Her advocacy for African Americans was particularly groundbreaking. When the Daughters of the American Revolution refused to allow celebrated Black singer Marian Anderson to perform in their hall in 1939, Eleanor publicly resigned from the organization and helped arrange for Anderson to perform instead at the Lincoln Memorial in front of 75,000 people. It was a bold, public statement at a time when such gestures carried real political risk.
Life After the White House

Franklin's death in April 1945 might have marked the end of Eleanor's public life. Instead, it was the beginning of a new chapter. President Truman appointed her as a delegate to the newly formed United Nations, where she chaired the committee that drafted the Universal Declaration of Human Rights, adopted in 1948. It remains one of the most significant human rights documents ever written, and Eleanor considered it her greatest achievement.

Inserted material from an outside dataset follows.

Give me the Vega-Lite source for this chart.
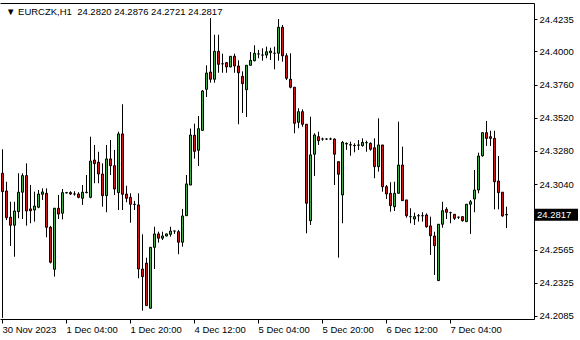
{
  "$schema": "https://vega.github.io/schema/vega-lite/v6.json",
  "width": 534,
  "height": 316,
  "autosize": "none",
  "padding": {"left": 0, "top": 3, "right": 46, "bottom": 21},
  "background": "white",
  "config": {
    "view": {"stroke": null},
    "axis": {"labelFont": "Liberation Sans", "labelFontSize": 9.5, "labelColor": "#000", "domainColor": "#000", "tickColor": "#000", "grid": false, "title": null}
  },
  "title": {"text": "▼ EURCZK,H1\u00a0 24.2820 24.2876 24.2721 24.2817", "anchor": "start", "frame": "group", "orient": "top", "offset": -18, "baseline": "middle", "dx": 6, "font": "Liberation Sans", "fontSize": 9.5, "fontWeight": "normal", "color": "#000"},
  "data": {"values": [
    {"i":0,"o":24.3118,"h":24.3292,"l":24.2071,"c":24.2985},
    {"i":1,"o":24.2990,"h":24.3057,"l":24.2780,"c":24.2797},
    {"i":2,"o":24.2800,"h":24.2912,"l":24.2592,"c":24.2742},
    {"i":3,"o":24.2742,"h":24.2912,"l":24.2514,"c":24.2845},
    {"i":4,"o":24.2840,"h":24.3118,"l":24.2792,"c":24.2981},
    {"i":5,"o":24.2981,"h":24.3118,"l":24.2787,"c":24.3101},
    {"i":6,"o":24.3101,"h":24.3190,"l":24.2739,"c":24.2845},
    {"i":7,"o":24.2860,"h":24.3033,"l":24.2756,"c":24.2847},
    {"i":8,"o":24.2852,"h":24.2985,"l":24.2768,"c":24.2881},
    {"i":9,"o":24.2872,"h":24.2997,"l":24.2865,"c":24.2968},
    {"i":10,"o":24.2966,"h":24.3009,"l":24.2925,"c":24.2983},
    {"i":11,"o":24.2973,"h":24.3009,"l":24.2655,"c":24.2727},
    {"i":12,"o":24.2727,"h":24.2737,"l":24.2465,"c":24.2474},
    {"i":13,"o":24.2423,"h":24.2867,"l":24.2370,"c":24.2865},
    {"i":14,"o":24.2865,"h":24.2961,"l":24.2787,"c":24.2823},
    {"i":15,"o":24.2829,"h":24.3004,"l":24.2784,"c":24.2978},
    {"i":16,"o":24.2978,"h":24.2983,"l":24.2972,"c":24.2976},
    {"i":17,"o":24.2978,"h":24.2988,"l":24.2961,"c":24.2968},
    {"i":18,"o":24.2968,"h":24.2988,"l":24.2956,"c":24.2968},
    {"i":19,"o":24.2968,"h":24.2981,"l":24.2937,"c":24.2944},
    {"i":20,"o":24.2937,"h":24.3033,"l":24.2889,"c":24.2981},
    {"i":21,"o":24.2981,"h":24.3106,"l":24.2973,"c":24.2978},
    {"i":22,"o":24.2944,"h":24.3383,"l":24.2937,"c":24.3207},
    {"i":23,"o":24.3214,"h":24.3323,"l":24.3046,"c":24.3188},
    {"i":24,"o":24.3198,"h":24.3274,"l":24.3046,"c":24.3113},
    {"i":25,"o":24.3113,"h":24.3190,"l":24.2876,"c":24.2956},
    {"i":26,"o":24.2956,"h":24.3323,"l":24.2836,"c":24.3222},
    {"i":27,"o":24.3222,"h":24.3359,"l":24.3106,"c":24.3173},
    {"i":28,"o":24.3173,"h":24.3287,"l":24.2961,"c":24.3004},
    {"i":29,"o":24.2978,"h":24.3419,"l":24.2852,"c":24.3403},
    {"i":30,"o":24.3403,"h":24.3618,"l":24.2852,"c":24.2966},
    {"i":31,"o":24.2968,"h":24.3028,"l":24.2908,"c":24.2937},
    {"i":32,"o":24.2944,"h":24.2973,"l":24.2760,"c":24.2894},
    {"i":33,"o":24.2894,"h":24.2918,"l":24.2852,"c":24.2892},
    {"i":34,"o":24.2889,"h":24.2973,"l":24.2358,"c":24.2425},
    {"i":35,"o":24.2425,"h":24.2676,"l":24.2123,"c":24.2370},
    {"i":36,"o":24.2467,"h":24.2507,"l":24.2157,"c":24.2160},
    {"i":37,"o":24.2141,"h":24.2584,"l":24.2139,"c":24.2582},
    {"i":38,"o":24.2582,"h":24.2731,"l":24.2425,"c":24.2679},
    {"i":39,"o":24.2679,"h":24.2695,"l":24.2616,"c":24.2648},
    {"i":40,"o":24.2648,"h":24.2695,"l":24.2635,"c":24.2664},
    {"i":41,"o":24.2664,"h":24.2682,"l":24.2661,"c":24.2679},
    {"i":42,"o":24.2676,"h":24.2731,"l":24.2659,"c":24.2700},
    {"i":43,"o":24.2700,"h":24.2700,"l":24.2679,"c":24.2700},
    {"i":44,"o":24.2695,"h":24.2708,"l":24.2532,"c":24.2619},
    {"i":45,"o":24.2619,"h":24.2860,"l":24.2587,"c":24.2809},
    {"i":46,"o":24.2811,"h":24.3106,"l":24.2809,"c":24.3041},
    {"i":47,"o":24.3033,"h":24.3442,"l":24.3033,"c":24.3395},
    {"i":48,"o":24.3393,"h":24.3477,"l":24.3224,"c":24.3277},
    {"i":49,"o":24.3285,"h":24.3533,"l":24.3171,"c":24.3441},
    {"i":50,"o":24.3429,"h":24.3721,"l":24.3424,"c":24.3714},
    {"i":51,"o":24.3726,"h":24.3900,"l":24.3670,"c":24.3844},
    {"i":52,"o":24.3851,"h":24.4242,"l":24.3774,"c":24.3799},
    {"i":53,"o":24.3799,"h":24.4121,"l":24.3774,"c":24.4001},
    {"i":54,"o":24.4001,"h":24.4121,"l":24.3846,"c":24.3907},
    {"i":55,"o":24.3911,"h":24.3984,"l":24.3846,"c":24.3911},
    {"i":56,"o":24.3919,"h":24.3924,"l":24.3846,"c":24.3888},
    {"i":57,"o":24.3888,"h":24.3967,"l":24.3886,"c":24.3965},
    {"i":58,"o":24.3965,"h":24.3984,"l":24.3846,"c":24.3895},
    {"i":59,"o":24.3895,"h":24.3936,"l":24.3473,"c":24.3846},
    {"i":60,"o":24.3820,"h":24.3856,"l":24.3555,"c":24.3767},
    {"i":61,"o":24.3723,"h":24.3900,"l":24.3526,"c":24.3900},
    {"i":62,"o":24.3900,"h":24.3996,"l":24.3900,"c":24.3936},
    {"i":63,"o":24.3933,"h":24.4045,"l":24.3929,"c":24.3987},
    {"i":64,"o":24.3982,"h":24.4011,"l":24.3951,"c":24.3982},
    {"i":65,"o":24.3974,"h":24.4023,"l":24.3933,"c":24.3974},
    {"i":66,"o":24.3974,"h":24.4035,"l":24.3951,"c":24.3998},
    {"i":67,"o":24.3991,"h":24.4027,"l":24.3938,"c":24.4003},
    {"i":68,"o":24.3987,"h":24.4035,"l":24.3871,"c":24.3987},
    {"i":69,"o":24.3987,"h":24.4235,"l":24.3933,"c":24.4175},
    {"i":70,"o":24.4175,"h":24.4192,"l":24.3926,"c":24.3969},
    {"i":71,"o":24.3969,"h":24.3987,"l":24.3793,"c":24.3806},
    {"i":72,"o":24.3799,"h":24.3987,"l":24.3733,"c":24.3741},
    {"i":73,"o":24.3741,"h":24.3741,"l":24.3408,"c":24.3480},
    {"i":74,"o":24.3487,"h":24.3589,"l":24.3444,"c":24.3564},
    {"i":75,"o":24.3564,"h":24.3581,"l":24.3455,"c":24.3473},
    {"i":76,"o":24.3473,"h":24.3473,"l":24.2684,"c":24.2901},
    {"i":77,"o":24.2775,"h":24.3528,"l":24.2744,"c":24.3251},
    {"i":78,"o":24.3256,"h":24.3408,"l":24.3099,"c":24.3395},
    {"i":79,"o":24.3383,"h":24.3419,"l":24.3323,"c":24.3354},
    {"i":80,"o":24.3366,"h":24.3376,"l":24.3354,"c":24.3366},
    {"i":81,"o":24.3366,"h":24.3371,"l":24.3359,"c":24.3366},
    {"i":82,"o":24.3366,"h":24.3376,"l":24.3359,"c":24.3366},
    {"i":83,"o":24.3366,"h":24.3371,"l":24.3033,"c":24.3256},
    {"i":84,"o":24.3202,"h":24.3202,"l":24.2507,"c":24.3111},
    {"i":85,"o":24.2961,"h":24.3352,"l":24.2756,"c":24.3342},
    {"i":86,"o":24.3334,"h":24.3342,"l":24.3287,"c":24.3330},
    {"i":87,"o":24.3325,"h":24.3347,"l":24.3245,"c":24.3323},
    {"i":88,"o":24.3320,"h":24.3335,"l":24.3270,"c":24.3318},
    {"i":89,"o":24.3321,"h":24.3359,"l":24.3287,"c":24.3323},
    {"i":90,"o":24.3318,"h":24.3371,"l":24.3311,"c":24.3342},
    {"i":91,"o":24.3340,"h":24.3354,"l":24.3274,"c":24.3339},
    {"i":92,"o":24.3335,"h":24.3342,"l":24.3282,"c":24.3292},
    {"i":93,"o":24.3303,"h":24.3371,"l":24.3082,"c":24.3166},
    {"i":94,"o":24.3166,"h":24.3516,"l":24.3130,"c":24.3323},
    {"i":95,"o":24.3323,"h":24.3323,"l":24.2985,"c":24.3021},
    {"i":96,"o":24.3021,"h":24.3033,"l":24.2932,"c":24.2968},
    {"i":97,"o":24.2973,"h":24.3053,"l":24.2840,"c":24.2884},
    {"i":98,"o":24.2876,"h":24.3057,"l":24.2845,"c":24.2973},
    {"i":99,"o":24.2973,"h":24.3492,"l":24.2973,"c":24.3178},
    {"i":100,"o":24.3178,"h":24.3311,"l":24.2920,"c":24.2920},
    {"i":101,"o":24.2925,"h":24.2925,"l":24.2797,"c":24.2811},
    {"i":102,"o":24.2804,"h":24.2865,"l":24.2756,"c":24.2804},
    {"i":103,"o":24.2787,"h":24.2833,"l":24.2744,"c":24.2804},
    {"i":104,"o":24.2811,"h":24.2823,"l":24.2768,"c":24.2811},
    {"i":105,"o":24.2811,"h":24.2836,"l":24.2768,"c":24.2811},
    {"i":106,"o":24.2816,"h":24.2828,"l":24.2724,"c":24.2731},
    {"i":107,"o":24.2737,"h":24.2804,"l":24.2527,"c":24.2666},
    {"i":108,"o":24.2664,"h":24.2695,"l":24.2382,"c":24.2594},
    {"i":109,"o":24.2341,"h":24.2749,"l":24.2341,"c":24.2749},
    {"i":110,"o":24.2749,"h":24.2912,"l":24.2724,"c":24.2847},
    {"i":111,"o":24.2857,"h":24.2872,"l":24.2787,"c":24.2836},
    {"i":112,"o":24.2833,"h":24.2840,"l":24.2756,"c":24.2833},
    {"i":113,"o":24.2821,"h":24.2821,"l":24.2780,"c":24.2792},
    {"i":114,"o":24.2800,"h":24.2804,"l":24.2787,"c":24.2800},
    {"i":115,"o":24.2804,"h":24.2805,"l":24.2768,"c":24.2775},
    {"i":116,"o":24.2768,"h":24.2894,"l":24.2768,"c":24.2894},
    {"i":117,"o":24.2894,"h":24.2925,"l":24.2679,"c":24.2912},
    {"i":118,"o":24.2932,"h":24.3142,"l":24.2836,"c":24.2997},
    {"i":119,"o":24.2997,"h":24.3267,"l":24.2973,"c":24.3243},
    {"i":120,"o":24.3245,"h":24.3412,"l":24.3238,"c":24.3412},
    {"i":121,"o":24.3412,"h":24.3497,"l":24.3316,"c":24.3371},
    {"i":122,"o":24.3383,"h":24.3426,"l":24.3316,"c":24.3371},
    {"i":123,"o":24.3371,"h":24.3426,"l":24.2857,"c":24.3057},
    {"i":124,"o":24.3062,"h":24.3243,"l":24.2857,"c":24.2978},
    {"i":125,"o":24.2981,"h":24.2981,"l":24.2804,"c":24.2809},
    {"i":126,"o":24.2820,"h":24.2876,"l":24.2721,"c":24.2817}
  ]},
  "resolve": {"axis": {"x": "independent"}},
  "layer": [
    {
      "mark": {"type": "rule", "color": "#000", "strokeWidth": 1, "xOffset": 0.5},
      "encoding": {
        "x": {"field": "i", "type": "quantitative", "scale": {"domain": [-0.5, 133], "nice": false, "zero": false, "padding": 0},
              "axis": {"orient": "bottom", "values": [0, 16, 32, 48, 64, 80, 96, 112], "tickSize": 4, "labelPadding": 1, "labelAlign": "left", "labelBaseline": "top", "labelFlush": false, "labelOverlap": false,
                       "labelExpr": "['30 Nov 2023','1 Dec 04:00','1 Dec 20:00','4 Dec 12:00','5 Dec 04:00','5 Dec 20:00','6 Dec 12:00','7 Dec 04:00'][round(datum.value/16)]"}},
        "y": {"field": "l", "type": "quantitative", "scale": {"domain": [24.2063, 24.4351], "nice": false, "zero": false, "padding": 0},
              "axis": {"orient": "right", "values": [24.4235, 24.4, 24.376, 24.352, 24.328, 24.304, 24.2565, 24.2325, 24.2085], "format": ".4f", "tickSize": 3, "labelPadding": 2, "labelFlush": false, "labelOverlap": false}},
        "y2": {"field": "h"}
      }
    },
    {
      "mark": {"type": "bar", "orient": "vertical", "size": 2, "stroke": "#000", "strokeWidth": 1, "xOffset": 0.5},
      "encoding": {
        "x": {"field": "i", "type": "quantitative", "axis": {"orient": "top", "labels": false, "ticks": false, "domain": true}},
        "y": {"field": "o", "type": "quantitative",
              "axis": {"orient": "right", "values": [24.4235, 24.4, 24.376, 24.352, 24.328, 24.304, 24.2565, 24.2325, 24.2085], "format": ".4f", "tickSize": 3, "labelPadding": 2, "labelFlush": false, "labelOverlap": false}},
        "y2": {"field": "c"},
        "fill": {"condition": {"test": "datum.c >= datum.o", "value": "#3fae45"}, "value": "#d11414"}
      }
    },
    {
      "transform": [{"filter": "datum.i == 126"}],
      "mark": {"type": "rule", "color": "#000", "strokeWidth": 12, "x": "width", "x2": {"expr": "width + 44"}},
      "encoding": {
        "y": {"field": "c", "type": "quantitative",
              "axis": {"orient": "right", "values": [24.4235, 24.4, 24.376, 24.352, 24.328, 24.304, 24.2565, 24.2325, 24.2085], "format": ".4f", "tickSize": 3, "labelPadding": 2, "labelFlush": false, "labelOverlap": false}}
      }
    },
    {
      "transform": [{"filter": "datum.i == 126"}],
      "mark": {"type": "text", "color": "#fff", "align": "left", "baseline": "middle", "font": "Liberation Sans", "fontSize": 9.5, "x": {"expr": "width + 3"}},
      "encoding": {
        "y": {"field": "c", "type": "quantitative",
              "axis": {"orient": "right", "values": [24.4235, 24.4, 24.376, 24.352, 24.328, 24.304, 24.2565, 24.2325, 24.2085], "format": ".4f", "tickSize": 3, "labelPadding": 2, "labelFlush": false, "labelOverlap": false}},
        "text": {"field": "c", "type": "quantitative", "format": ".4f"}
      }
    }
  ]
}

Through the 1950s she continued to write, lecture, and advocate, supporting the civil rights movement, championing the United Nations, and mentoring a new generation of activists. She remained a formidable, beloved, and occasionally controversial public figure right up until her death on November 7, 1962, at the age of seventy-eight.
A Legacy That Endures
Eleanor Roosevelt once said, "You gain strength, courage, and confidence by every experience in which you really stop to look fear in the face." She lived those words completely. From an insecure, grief-stricken child to one of the twentieth century's most admired humanitarians, her journey is a reminder that character is built through adversity and that one person, determined enough, can genuinely change the world.
Her legacy lives on not just in the documents she helped write or the causes she championed, but in the standard she set: that public life is a platform for service, and that compassion is never a weakness.